Provided records

>> Begin

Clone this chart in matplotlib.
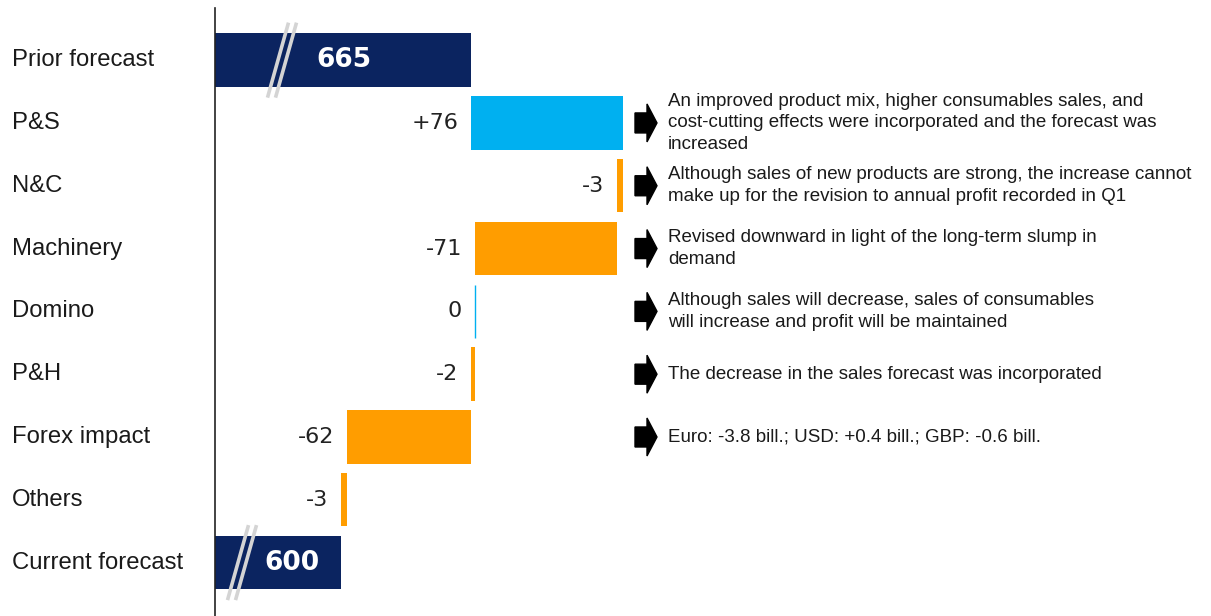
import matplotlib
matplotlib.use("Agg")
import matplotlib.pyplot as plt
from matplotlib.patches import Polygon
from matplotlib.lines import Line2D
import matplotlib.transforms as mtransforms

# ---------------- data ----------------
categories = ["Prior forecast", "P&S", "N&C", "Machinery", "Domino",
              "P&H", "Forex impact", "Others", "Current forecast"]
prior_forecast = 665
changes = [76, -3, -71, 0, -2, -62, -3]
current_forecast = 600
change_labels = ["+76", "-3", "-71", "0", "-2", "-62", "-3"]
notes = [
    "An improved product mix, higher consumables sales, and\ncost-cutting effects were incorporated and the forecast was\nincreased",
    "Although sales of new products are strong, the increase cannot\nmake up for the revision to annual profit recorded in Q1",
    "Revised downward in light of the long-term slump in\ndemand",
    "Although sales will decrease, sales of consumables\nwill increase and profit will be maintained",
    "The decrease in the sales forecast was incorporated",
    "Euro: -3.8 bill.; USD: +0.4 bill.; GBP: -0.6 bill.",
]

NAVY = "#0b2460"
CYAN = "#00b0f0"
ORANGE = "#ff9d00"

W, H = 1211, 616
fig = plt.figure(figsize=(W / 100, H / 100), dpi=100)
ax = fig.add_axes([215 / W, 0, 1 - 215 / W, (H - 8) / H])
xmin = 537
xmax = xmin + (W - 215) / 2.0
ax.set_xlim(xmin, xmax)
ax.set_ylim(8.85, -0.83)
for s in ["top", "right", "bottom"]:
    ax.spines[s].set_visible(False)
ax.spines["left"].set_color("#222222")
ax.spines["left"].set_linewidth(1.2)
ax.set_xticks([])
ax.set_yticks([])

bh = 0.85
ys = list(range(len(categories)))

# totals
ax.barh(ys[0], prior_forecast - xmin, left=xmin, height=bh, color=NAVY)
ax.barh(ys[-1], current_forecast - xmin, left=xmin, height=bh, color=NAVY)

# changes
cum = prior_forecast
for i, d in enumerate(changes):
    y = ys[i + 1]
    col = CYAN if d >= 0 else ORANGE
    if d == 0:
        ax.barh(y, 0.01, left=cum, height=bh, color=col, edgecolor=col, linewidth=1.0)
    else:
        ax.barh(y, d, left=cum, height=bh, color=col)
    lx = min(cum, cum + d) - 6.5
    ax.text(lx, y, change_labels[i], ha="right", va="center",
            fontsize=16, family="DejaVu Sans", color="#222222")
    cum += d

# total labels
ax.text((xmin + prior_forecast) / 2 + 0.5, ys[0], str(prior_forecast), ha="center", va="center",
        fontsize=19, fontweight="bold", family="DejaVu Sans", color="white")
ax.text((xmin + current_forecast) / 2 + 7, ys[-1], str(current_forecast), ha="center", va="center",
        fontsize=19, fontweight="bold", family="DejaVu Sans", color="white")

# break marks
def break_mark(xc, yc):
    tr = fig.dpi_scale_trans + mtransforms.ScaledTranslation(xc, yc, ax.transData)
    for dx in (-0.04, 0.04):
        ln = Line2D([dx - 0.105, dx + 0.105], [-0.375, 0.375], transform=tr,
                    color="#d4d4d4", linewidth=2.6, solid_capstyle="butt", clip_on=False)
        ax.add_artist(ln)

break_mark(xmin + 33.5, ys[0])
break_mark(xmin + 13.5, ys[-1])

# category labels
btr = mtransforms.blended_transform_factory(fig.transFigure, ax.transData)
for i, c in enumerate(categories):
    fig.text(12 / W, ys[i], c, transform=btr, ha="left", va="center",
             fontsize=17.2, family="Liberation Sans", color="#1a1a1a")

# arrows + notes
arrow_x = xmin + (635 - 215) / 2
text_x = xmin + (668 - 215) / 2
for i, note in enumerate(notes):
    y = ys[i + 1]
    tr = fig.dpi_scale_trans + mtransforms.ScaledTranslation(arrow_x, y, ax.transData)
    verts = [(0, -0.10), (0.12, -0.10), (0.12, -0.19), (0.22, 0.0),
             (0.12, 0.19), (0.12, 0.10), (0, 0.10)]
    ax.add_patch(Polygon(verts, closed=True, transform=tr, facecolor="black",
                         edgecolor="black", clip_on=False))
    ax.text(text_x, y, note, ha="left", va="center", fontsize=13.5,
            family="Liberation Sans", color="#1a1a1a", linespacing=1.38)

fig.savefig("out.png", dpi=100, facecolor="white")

>> End
>> Begin

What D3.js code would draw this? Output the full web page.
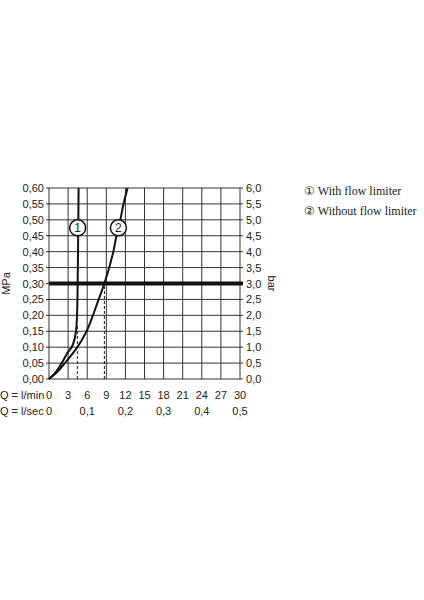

>> End
>> Begin

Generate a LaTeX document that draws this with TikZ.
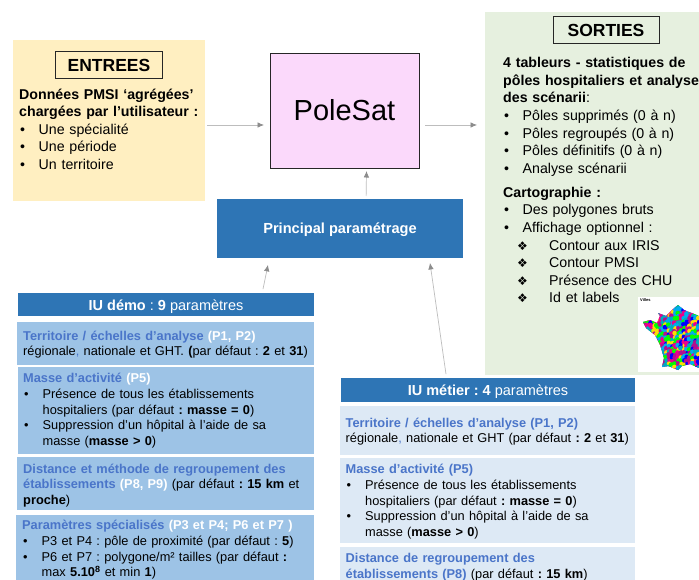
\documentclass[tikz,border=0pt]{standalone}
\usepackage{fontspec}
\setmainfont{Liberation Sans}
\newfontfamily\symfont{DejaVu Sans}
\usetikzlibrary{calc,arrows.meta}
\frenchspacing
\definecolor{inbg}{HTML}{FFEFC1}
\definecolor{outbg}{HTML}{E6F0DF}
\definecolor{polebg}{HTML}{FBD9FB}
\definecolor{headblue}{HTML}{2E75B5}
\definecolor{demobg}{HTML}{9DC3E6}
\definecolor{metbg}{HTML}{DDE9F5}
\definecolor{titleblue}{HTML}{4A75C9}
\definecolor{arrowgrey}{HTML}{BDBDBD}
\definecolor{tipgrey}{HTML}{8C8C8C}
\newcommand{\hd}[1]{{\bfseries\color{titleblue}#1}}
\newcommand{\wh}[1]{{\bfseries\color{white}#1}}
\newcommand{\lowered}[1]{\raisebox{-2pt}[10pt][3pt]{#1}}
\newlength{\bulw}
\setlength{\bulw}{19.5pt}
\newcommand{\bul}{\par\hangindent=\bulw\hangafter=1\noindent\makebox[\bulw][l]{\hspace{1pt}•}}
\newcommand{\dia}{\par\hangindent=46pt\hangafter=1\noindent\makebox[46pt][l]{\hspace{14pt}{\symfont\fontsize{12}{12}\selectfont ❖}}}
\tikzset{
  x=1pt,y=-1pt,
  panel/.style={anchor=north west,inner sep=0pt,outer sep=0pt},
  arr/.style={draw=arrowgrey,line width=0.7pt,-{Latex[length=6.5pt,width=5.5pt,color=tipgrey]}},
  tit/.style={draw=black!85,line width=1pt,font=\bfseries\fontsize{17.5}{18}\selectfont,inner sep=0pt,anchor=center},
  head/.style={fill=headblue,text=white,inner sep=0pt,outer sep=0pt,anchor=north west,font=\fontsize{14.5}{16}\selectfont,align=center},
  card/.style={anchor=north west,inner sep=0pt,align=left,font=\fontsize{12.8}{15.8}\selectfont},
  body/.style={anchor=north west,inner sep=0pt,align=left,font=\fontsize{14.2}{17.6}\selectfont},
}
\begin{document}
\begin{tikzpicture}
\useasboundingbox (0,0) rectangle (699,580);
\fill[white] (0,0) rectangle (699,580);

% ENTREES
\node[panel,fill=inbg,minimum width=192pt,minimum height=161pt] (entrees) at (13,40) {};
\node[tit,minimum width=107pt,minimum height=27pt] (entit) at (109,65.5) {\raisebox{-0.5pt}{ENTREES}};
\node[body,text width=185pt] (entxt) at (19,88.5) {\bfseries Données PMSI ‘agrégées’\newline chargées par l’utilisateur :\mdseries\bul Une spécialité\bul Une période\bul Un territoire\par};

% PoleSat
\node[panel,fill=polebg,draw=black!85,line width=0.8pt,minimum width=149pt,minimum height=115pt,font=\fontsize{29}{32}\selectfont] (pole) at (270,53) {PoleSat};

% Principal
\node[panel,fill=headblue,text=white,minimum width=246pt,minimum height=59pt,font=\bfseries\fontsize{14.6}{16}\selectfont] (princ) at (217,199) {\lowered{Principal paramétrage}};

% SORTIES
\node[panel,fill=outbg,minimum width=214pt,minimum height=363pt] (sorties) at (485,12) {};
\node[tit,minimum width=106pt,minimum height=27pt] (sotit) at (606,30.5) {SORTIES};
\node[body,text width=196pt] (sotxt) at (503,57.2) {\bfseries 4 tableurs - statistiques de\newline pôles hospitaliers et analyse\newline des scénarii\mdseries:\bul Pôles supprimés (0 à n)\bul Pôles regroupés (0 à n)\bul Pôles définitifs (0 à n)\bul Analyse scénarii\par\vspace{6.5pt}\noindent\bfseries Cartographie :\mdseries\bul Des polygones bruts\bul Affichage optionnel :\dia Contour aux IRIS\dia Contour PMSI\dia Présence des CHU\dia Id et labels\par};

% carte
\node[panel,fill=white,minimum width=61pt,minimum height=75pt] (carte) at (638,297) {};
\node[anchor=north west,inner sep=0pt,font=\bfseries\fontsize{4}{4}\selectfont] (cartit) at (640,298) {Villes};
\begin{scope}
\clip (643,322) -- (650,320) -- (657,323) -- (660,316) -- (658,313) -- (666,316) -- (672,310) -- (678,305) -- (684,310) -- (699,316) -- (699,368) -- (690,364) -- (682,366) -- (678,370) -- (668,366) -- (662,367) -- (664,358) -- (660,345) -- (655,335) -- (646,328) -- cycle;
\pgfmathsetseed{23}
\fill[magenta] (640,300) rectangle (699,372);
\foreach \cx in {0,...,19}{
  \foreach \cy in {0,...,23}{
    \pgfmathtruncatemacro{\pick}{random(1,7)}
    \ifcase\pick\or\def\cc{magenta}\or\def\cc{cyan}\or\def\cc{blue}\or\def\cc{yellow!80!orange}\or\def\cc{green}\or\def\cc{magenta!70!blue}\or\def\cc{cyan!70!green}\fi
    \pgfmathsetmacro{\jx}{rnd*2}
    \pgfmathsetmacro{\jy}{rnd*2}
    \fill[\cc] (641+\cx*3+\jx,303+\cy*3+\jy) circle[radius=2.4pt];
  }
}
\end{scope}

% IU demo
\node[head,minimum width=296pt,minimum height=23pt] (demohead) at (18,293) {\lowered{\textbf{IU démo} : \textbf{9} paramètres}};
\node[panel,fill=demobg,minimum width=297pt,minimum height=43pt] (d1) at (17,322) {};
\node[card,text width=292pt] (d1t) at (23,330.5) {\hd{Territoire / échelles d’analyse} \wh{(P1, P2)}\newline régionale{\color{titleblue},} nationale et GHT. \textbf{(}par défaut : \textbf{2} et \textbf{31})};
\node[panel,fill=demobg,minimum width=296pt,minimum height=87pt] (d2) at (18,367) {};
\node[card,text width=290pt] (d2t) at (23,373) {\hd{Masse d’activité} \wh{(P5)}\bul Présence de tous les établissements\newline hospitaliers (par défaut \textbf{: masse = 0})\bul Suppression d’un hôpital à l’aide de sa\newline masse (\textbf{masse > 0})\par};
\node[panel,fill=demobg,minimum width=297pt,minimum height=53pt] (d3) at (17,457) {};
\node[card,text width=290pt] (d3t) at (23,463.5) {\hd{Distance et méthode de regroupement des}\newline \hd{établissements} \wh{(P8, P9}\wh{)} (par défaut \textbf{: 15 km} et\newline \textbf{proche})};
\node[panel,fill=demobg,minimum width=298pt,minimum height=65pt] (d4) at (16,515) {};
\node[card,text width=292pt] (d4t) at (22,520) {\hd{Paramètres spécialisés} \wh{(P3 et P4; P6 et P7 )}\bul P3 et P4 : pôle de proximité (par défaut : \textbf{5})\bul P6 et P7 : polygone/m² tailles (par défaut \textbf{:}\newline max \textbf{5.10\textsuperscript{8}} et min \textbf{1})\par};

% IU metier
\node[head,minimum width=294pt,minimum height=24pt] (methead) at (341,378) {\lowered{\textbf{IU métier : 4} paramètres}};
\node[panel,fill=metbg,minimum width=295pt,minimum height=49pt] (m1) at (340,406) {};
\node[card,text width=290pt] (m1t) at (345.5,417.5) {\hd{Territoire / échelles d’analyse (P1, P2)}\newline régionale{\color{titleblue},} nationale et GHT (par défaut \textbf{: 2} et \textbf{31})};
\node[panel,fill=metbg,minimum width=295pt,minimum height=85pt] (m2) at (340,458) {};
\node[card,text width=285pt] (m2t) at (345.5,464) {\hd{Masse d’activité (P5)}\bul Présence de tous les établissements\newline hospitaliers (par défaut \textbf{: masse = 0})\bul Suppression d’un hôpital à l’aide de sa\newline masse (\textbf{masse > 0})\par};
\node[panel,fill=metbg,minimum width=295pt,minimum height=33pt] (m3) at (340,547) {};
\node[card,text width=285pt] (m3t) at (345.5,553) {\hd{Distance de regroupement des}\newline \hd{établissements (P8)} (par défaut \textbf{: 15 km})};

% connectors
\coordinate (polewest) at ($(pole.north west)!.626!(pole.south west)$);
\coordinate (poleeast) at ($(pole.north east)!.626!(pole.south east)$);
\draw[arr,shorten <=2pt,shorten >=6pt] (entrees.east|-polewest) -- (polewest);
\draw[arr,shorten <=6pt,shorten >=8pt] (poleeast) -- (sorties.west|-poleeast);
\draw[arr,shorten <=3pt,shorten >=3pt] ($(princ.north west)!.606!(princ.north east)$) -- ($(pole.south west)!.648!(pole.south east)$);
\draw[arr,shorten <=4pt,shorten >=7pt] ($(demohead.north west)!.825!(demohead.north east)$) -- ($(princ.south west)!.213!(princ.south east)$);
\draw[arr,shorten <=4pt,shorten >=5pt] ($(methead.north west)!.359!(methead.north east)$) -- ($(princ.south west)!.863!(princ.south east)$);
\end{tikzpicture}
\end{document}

>> End

Give every line of the material that includes the string "matplotlib".

Final result
Clone this chart in matplotlib.
import matplotlib
matplotlib.use("Agg")
import matplotlib.pyplot as plt
from matplotlib.patches import Polygon
from matplotlib.lines import Line2D
import matplotlib.transforms as mtransforms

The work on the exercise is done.